*WHAT YOU WILL DO:* Repeat exactly, and only, the lines from the one that contains "Recreate this image" through the one that contains "return XMIN + p / W * (XMAX - XMIN)", both ends included.
-- begin MATERIAL PROVIDED --
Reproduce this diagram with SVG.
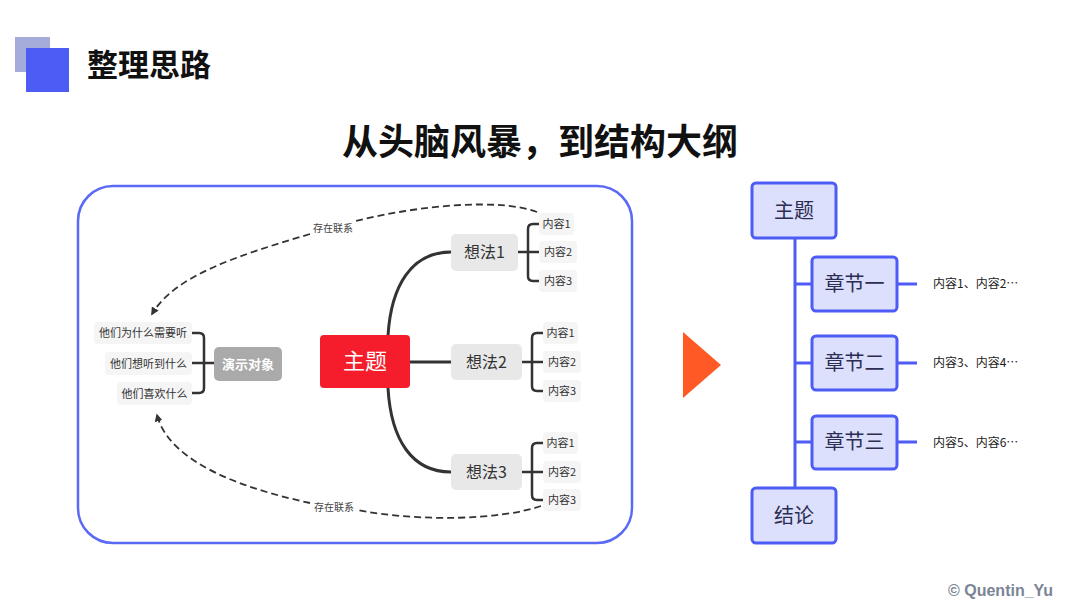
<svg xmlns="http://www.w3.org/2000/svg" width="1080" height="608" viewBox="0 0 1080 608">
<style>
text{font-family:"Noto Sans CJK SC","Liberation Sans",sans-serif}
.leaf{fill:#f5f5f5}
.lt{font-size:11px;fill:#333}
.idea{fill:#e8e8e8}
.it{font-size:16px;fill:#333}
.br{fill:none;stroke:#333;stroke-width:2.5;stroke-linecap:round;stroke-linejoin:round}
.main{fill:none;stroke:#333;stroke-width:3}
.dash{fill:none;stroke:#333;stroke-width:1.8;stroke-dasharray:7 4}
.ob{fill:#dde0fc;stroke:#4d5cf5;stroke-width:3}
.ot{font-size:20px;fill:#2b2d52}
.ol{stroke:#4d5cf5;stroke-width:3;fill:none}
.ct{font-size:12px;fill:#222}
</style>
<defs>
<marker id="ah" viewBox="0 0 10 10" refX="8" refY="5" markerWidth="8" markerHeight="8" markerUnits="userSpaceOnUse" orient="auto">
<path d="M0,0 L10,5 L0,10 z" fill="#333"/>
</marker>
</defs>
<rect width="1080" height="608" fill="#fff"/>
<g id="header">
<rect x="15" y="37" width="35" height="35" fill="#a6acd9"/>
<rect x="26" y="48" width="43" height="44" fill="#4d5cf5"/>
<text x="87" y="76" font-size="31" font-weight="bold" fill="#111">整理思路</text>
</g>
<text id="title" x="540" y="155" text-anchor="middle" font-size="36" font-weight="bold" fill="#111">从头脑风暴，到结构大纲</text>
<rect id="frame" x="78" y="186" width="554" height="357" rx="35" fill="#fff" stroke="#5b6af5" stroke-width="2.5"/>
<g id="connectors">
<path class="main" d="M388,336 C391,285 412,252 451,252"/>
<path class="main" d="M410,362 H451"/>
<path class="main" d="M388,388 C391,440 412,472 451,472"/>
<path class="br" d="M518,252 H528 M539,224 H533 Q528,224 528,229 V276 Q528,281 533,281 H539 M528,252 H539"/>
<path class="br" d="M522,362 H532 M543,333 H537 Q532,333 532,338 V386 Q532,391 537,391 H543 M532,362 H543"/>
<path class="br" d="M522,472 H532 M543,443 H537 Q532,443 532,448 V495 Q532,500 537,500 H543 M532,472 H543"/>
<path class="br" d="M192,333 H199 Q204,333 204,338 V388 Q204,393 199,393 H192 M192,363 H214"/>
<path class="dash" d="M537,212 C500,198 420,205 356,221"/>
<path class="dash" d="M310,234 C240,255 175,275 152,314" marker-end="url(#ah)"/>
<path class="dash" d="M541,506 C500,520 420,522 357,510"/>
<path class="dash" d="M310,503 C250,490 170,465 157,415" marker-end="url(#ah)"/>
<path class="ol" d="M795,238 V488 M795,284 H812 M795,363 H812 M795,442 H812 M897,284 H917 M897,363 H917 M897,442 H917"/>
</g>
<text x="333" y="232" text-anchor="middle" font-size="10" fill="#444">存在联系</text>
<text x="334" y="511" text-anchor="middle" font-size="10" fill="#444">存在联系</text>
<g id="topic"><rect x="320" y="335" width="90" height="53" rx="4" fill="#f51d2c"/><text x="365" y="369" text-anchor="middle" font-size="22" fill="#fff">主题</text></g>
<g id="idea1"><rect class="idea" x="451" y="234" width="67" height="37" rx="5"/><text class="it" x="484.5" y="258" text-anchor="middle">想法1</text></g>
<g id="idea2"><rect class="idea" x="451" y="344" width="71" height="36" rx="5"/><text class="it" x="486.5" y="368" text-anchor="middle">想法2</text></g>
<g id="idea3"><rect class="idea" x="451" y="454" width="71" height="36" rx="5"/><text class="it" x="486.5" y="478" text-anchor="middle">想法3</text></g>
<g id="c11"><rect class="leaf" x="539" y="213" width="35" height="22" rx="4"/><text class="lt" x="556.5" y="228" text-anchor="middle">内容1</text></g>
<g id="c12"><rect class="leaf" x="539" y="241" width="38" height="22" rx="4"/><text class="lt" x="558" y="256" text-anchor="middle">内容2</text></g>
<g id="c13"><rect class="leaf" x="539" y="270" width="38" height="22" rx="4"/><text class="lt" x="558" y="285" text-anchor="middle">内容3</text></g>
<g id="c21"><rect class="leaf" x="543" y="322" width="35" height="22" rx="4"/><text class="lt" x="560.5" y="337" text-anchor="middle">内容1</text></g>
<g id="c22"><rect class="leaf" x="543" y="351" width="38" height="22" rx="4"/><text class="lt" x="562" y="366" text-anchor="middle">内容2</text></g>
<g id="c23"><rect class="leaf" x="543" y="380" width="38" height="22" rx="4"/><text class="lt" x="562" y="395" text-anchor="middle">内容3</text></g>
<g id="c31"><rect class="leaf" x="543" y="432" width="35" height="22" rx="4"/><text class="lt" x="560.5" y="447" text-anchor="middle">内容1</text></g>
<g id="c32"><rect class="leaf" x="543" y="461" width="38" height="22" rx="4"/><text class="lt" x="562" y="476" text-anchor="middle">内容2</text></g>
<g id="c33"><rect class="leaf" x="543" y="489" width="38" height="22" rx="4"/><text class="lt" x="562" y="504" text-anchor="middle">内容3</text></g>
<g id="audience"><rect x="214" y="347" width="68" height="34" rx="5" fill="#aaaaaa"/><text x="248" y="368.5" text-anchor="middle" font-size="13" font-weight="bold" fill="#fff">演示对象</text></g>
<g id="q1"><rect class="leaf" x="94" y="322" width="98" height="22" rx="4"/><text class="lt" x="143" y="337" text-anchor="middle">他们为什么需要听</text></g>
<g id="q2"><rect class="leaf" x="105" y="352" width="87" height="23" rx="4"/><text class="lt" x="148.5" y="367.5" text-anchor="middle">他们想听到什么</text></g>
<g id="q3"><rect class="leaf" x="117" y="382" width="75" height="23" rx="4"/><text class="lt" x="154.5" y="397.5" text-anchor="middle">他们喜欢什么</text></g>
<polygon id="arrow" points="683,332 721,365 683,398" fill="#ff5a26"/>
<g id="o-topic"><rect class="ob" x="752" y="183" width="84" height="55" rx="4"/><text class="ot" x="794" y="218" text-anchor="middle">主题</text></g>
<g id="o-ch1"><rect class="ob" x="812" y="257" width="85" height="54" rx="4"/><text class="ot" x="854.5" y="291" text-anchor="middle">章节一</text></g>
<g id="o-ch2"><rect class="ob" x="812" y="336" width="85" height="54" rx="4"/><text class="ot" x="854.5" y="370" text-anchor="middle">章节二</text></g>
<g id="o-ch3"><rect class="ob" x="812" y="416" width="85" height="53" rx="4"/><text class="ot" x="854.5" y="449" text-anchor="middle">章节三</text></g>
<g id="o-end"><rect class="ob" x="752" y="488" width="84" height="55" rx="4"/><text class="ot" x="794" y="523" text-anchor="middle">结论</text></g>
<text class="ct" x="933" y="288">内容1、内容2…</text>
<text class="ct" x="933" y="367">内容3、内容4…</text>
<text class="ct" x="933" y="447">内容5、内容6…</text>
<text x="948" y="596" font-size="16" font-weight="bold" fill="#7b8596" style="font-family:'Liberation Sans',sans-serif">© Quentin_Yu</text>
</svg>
-- end MATERIAL PROVIDED --
-- begin MATERIAL PROVIDED --
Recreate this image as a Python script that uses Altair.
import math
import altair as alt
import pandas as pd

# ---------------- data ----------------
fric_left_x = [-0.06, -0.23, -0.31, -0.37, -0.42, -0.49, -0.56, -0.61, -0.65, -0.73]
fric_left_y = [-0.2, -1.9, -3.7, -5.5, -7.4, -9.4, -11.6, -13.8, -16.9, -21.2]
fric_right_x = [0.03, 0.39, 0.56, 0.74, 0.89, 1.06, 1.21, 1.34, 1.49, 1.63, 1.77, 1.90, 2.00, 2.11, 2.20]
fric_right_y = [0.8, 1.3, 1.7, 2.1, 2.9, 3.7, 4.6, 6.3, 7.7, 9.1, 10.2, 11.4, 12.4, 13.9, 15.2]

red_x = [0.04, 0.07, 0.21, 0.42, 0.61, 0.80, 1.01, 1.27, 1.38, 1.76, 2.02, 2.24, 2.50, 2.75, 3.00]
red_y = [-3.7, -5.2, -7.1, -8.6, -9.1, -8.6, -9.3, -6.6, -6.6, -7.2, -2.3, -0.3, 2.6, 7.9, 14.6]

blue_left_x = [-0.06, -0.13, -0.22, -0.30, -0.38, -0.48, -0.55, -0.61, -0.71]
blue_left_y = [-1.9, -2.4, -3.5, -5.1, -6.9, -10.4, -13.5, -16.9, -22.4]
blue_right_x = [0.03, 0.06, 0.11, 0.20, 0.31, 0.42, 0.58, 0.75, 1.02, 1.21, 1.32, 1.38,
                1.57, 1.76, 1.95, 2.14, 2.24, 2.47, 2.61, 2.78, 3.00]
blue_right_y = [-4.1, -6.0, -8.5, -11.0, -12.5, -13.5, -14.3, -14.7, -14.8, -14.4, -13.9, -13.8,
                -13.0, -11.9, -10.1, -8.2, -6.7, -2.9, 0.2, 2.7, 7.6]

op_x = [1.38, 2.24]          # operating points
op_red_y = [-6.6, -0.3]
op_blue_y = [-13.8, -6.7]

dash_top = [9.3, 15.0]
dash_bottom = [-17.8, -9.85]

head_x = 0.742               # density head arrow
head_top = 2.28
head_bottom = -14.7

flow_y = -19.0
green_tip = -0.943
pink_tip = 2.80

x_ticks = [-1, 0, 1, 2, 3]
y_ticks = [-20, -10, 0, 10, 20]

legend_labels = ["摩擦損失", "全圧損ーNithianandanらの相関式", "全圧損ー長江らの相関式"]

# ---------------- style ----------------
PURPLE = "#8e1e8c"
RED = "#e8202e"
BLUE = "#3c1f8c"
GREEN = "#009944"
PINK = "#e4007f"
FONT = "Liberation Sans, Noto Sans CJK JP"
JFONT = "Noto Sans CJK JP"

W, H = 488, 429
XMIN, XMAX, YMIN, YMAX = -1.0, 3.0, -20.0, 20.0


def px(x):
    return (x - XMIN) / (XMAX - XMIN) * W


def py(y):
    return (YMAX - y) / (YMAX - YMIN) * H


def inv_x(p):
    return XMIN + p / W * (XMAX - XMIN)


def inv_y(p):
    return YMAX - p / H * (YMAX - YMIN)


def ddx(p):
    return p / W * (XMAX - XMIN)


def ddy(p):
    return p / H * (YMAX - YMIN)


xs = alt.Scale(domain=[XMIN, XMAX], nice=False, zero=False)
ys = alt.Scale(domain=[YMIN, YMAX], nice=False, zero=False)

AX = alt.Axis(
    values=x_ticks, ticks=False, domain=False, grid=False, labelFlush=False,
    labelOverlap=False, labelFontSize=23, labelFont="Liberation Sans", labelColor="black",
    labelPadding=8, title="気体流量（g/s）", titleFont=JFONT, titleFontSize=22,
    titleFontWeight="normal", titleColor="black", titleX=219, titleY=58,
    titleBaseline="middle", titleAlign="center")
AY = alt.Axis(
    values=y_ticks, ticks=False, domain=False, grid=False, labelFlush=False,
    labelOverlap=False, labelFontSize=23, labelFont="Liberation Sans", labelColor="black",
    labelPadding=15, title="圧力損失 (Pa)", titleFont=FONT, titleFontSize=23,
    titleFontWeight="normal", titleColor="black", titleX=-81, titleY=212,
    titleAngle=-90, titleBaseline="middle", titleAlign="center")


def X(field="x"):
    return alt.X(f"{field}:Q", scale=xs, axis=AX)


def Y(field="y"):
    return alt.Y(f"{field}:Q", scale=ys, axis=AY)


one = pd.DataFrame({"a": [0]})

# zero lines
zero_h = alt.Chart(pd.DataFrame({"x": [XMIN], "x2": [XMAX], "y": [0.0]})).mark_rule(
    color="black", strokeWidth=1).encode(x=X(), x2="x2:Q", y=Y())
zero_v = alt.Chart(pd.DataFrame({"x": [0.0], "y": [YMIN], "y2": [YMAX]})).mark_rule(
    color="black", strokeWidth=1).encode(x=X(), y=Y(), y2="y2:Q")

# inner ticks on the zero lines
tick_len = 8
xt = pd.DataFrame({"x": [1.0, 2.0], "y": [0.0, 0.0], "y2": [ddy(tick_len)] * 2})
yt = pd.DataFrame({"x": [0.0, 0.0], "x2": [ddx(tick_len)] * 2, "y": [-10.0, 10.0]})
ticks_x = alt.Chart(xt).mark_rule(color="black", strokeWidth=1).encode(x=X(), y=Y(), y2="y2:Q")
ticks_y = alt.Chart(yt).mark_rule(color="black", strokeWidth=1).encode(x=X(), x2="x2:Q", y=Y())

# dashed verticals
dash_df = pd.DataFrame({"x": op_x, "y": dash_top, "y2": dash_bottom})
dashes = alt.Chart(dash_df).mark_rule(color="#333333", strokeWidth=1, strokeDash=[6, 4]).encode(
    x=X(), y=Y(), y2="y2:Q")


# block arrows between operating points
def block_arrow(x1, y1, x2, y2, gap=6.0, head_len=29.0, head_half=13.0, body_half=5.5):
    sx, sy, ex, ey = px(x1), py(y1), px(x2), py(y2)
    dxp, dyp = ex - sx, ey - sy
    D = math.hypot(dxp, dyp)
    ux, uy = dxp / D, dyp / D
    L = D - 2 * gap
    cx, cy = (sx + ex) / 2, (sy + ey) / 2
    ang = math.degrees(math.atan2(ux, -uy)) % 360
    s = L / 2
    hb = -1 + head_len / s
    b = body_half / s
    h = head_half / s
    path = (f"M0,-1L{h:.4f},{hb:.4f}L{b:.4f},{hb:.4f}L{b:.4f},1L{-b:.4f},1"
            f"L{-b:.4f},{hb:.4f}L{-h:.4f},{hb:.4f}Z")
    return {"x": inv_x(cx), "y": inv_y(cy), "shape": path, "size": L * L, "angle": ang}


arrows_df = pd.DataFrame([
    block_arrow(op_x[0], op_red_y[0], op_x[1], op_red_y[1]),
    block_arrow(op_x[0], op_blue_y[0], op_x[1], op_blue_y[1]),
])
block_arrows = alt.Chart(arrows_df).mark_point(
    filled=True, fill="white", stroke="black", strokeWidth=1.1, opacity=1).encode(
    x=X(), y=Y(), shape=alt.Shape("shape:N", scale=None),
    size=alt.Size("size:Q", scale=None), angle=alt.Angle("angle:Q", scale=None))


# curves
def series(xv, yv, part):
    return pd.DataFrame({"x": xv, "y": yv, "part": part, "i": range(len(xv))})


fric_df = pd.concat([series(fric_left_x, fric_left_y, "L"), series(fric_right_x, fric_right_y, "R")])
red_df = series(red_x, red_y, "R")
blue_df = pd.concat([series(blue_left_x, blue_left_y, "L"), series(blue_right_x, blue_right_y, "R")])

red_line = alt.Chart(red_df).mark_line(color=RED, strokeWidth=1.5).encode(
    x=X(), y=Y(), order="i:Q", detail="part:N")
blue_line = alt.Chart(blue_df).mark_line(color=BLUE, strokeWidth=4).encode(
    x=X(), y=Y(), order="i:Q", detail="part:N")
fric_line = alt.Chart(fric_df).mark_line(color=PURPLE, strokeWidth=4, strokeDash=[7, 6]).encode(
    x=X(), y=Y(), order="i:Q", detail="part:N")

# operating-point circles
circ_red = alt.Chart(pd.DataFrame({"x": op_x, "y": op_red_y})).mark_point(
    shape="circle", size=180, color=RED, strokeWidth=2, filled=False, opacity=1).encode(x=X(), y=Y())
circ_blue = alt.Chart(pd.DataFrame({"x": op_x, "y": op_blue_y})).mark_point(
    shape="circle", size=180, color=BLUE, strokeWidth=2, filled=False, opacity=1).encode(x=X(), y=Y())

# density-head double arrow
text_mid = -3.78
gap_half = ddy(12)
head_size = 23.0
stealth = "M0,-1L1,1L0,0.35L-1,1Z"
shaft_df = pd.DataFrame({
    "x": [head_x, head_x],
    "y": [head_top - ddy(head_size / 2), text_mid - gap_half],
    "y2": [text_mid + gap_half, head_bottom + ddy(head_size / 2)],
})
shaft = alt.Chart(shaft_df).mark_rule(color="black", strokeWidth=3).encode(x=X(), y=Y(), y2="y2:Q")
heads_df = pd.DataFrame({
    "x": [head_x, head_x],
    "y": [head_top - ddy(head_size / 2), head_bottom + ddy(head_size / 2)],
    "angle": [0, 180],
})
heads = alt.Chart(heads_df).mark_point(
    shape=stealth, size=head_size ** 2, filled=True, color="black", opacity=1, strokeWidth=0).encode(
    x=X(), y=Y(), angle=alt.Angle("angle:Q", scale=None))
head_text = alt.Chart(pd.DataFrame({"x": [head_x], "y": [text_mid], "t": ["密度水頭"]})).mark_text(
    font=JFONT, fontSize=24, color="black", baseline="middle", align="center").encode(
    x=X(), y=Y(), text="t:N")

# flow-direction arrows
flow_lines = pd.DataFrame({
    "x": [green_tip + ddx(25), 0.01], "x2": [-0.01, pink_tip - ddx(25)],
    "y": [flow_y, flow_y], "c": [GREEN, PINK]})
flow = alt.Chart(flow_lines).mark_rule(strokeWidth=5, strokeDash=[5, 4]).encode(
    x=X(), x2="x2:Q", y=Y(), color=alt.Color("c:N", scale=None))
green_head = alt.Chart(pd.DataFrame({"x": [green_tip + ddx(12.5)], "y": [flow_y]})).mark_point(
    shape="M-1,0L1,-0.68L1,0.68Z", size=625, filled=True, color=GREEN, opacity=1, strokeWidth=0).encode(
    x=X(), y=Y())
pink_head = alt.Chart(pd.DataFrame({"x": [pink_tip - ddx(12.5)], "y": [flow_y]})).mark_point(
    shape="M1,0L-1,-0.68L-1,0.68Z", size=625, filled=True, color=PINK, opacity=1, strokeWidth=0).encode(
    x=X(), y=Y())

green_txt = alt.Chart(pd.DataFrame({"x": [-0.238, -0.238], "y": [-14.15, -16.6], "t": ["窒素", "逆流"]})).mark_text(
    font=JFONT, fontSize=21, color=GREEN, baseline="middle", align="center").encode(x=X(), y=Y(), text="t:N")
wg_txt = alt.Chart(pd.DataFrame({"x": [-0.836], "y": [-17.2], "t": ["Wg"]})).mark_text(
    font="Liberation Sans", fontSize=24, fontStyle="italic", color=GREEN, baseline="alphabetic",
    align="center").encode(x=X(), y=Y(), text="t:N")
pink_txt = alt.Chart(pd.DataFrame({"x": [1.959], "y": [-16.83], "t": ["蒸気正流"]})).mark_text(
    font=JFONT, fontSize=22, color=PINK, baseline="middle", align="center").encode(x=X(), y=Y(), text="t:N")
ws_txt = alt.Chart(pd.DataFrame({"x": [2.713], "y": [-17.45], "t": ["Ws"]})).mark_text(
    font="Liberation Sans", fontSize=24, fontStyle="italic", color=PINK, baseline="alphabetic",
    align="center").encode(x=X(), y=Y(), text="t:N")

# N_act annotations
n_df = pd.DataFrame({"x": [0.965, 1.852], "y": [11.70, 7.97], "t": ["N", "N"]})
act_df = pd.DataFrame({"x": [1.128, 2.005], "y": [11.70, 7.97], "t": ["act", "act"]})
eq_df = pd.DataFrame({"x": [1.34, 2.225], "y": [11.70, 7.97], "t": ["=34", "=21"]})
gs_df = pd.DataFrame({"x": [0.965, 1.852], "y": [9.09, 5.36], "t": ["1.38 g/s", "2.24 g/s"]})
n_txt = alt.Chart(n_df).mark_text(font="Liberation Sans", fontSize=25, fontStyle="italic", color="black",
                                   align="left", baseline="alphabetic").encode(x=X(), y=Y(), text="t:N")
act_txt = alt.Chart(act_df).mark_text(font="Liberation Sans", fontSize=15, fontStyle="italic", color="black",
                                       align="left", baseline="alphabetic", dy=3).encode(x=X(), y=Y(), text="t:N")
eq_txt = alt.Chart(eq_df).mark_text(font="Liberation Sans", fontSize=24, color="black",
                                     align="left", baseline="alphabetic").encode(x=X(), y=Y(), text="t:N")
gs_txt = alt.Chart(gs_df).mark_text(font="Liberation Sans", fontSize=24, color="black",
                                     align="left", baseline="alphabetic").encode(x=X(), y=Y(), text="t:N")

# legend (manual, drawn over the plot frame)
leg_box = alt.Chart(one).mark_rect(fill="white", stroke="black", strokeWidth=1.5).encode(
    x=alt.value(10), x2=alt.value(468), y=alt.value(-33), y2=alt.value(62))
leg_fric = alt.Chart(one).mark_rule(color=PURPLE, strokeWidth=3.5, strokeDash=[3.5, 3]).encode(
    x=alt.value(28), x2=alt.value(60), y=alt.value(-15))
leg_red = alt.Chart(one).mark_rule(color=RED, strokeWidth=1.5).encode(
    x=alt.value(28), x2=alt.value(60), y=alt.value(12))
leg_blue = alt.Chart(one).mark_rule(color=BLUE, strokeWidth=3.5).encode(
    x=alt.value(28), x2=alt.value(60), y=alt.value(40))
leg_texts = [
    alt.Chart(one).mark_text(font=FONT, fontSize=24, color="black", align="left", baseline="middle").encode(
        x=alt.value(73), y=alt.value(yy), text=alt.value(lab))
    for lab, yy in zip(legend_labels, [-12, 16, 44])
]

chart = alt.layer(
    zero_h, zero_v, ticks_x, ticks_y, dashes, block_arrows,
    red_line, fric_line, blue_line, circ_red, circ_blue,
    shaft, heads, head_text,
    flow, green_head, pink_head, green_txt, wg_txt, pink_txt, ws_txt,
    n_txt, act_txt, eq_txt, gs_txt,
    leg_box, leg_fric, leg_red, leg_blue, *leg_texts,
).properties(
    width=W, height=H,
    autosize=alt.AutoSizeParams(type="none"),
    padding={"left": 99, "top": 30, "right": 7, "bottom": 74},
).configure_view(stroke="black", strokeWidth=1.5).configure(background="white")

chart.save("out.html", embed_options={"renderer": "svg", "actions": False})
-- end MATERIAL PROVIDED --
*OUTPUT BELOW:*
Recreate this image as a Python script that uses Altair.
import math
import altair as alt
import pandas as pd

# ---------------- data ----------------
fric_left_x = [-0.06, -0.23, -0.31, -0.37, -0.42, -0.49, -0.56, -0.61, -0.65, -0.73]
fric_left_y = [-0.2, -1.9, -3.7, -5.5, -7.4, -9.4, -11.6, -13.8, -16.9, -21.2]
fric_right_x = [0.03, 0.39, 0.56, 0.74, 0.89, 1.06, 1.21, 1.34, 1.49, 1.63, 1.77, 1.90, 2.00, 2.11, 2.20]
fric_right_y = [0.8, 1.3, 1.7, 2.1, 2.9, 3.7, 4.6, 6.3, 7.7, 9.1, 10.2, 11.4, 12.4, 13.9, 15.2]

red_x = [0.04, 0.07, 0.21, 0.42, 0.61, 0.80, 1.01, 1.27, 1.38, 1.76, 2.02, 2.24, 2.50, 2.75, 3.00]
red_y = [-3.7, -5.2, -7.1, -8.6, -9.1, -8.6, -9.3, -6.6, -6.6, -7.2, -2.3, -0.3, 2.6, 7.9, 14.6]

blue_left_x = [-0.06, -0.13, -0.22, -0.30, -0.38, -0.48, -0.55, -0.61, -0.71]
blue_left_y = [-1.9, -2.4, -3.5, -5.1, -6.9, -10.4, -13.5, -16.9, -22.4]
blue_right_x = [0.03, 0.06, 0.11, 0.20, 0.31, 0.42, 0.58, 0.75, 1.02, 1.21, 1.32, 1.38,
                1.57, 1.76, 1.95, 2.14, 2.24, 2.47, 2.61, 2.78, 3.00]
blue_right_y = [-4.1, -6.0, -8.5, -11.0, -12.5, -13.5, -14.3, -14.7, -14.8, -14.4, -13.9, -13.8,
                -13.0, -11.9, -10.1, -8.2, -6.7, -2.9, 0.2, 2.7, 7.6]

op_x = [1.38, 2.24]          # operating points
op_red_y = [-6.6, -0.3]
op_blue_y = [-13.8, -6.7]

dash_top = [9.3, 15.0]
dash_bottom = [-17.8, -9.85]

head_x = 0.742               # density head arrow
head_top = 2.28
head_bottom = -14.7

flow_y = -19.0
green_tip = -0.943
pink_tip = 2.80

x_ticks = [-1, 0, 1, 2, 3]
y_ticks = [-20, -10, 0, 10, 20]

legend_labels = ["摩擦損失", "全圧損ーNithianandanらの相関式", "全圧損ー長江らの相関式"]

# ---------------- style ----------------
PURPLE = "#8e1e8c"
RED = "#e8202e"
BLUE = "#3c1f8c"
GREEN = "#009944"
PINK = "#e4007f"
FONT = "Liberation Sans, Noto Sans CJK JP"
JFONT = "Noto Sans CJK JP"

W, H = 488, 429
XMIN, XMAX, YMIN, YMAX = -1.0, 3.0, -20.0, 20.0


def px(x):
    return (x - XMIN) / (XMAX - XMIN) * W


def py(y):
    return (YMAX - y) / (YMAX - YMIN) * H


def inv_x(p):
    return XMIN + p / W * (XMAX - XMIN)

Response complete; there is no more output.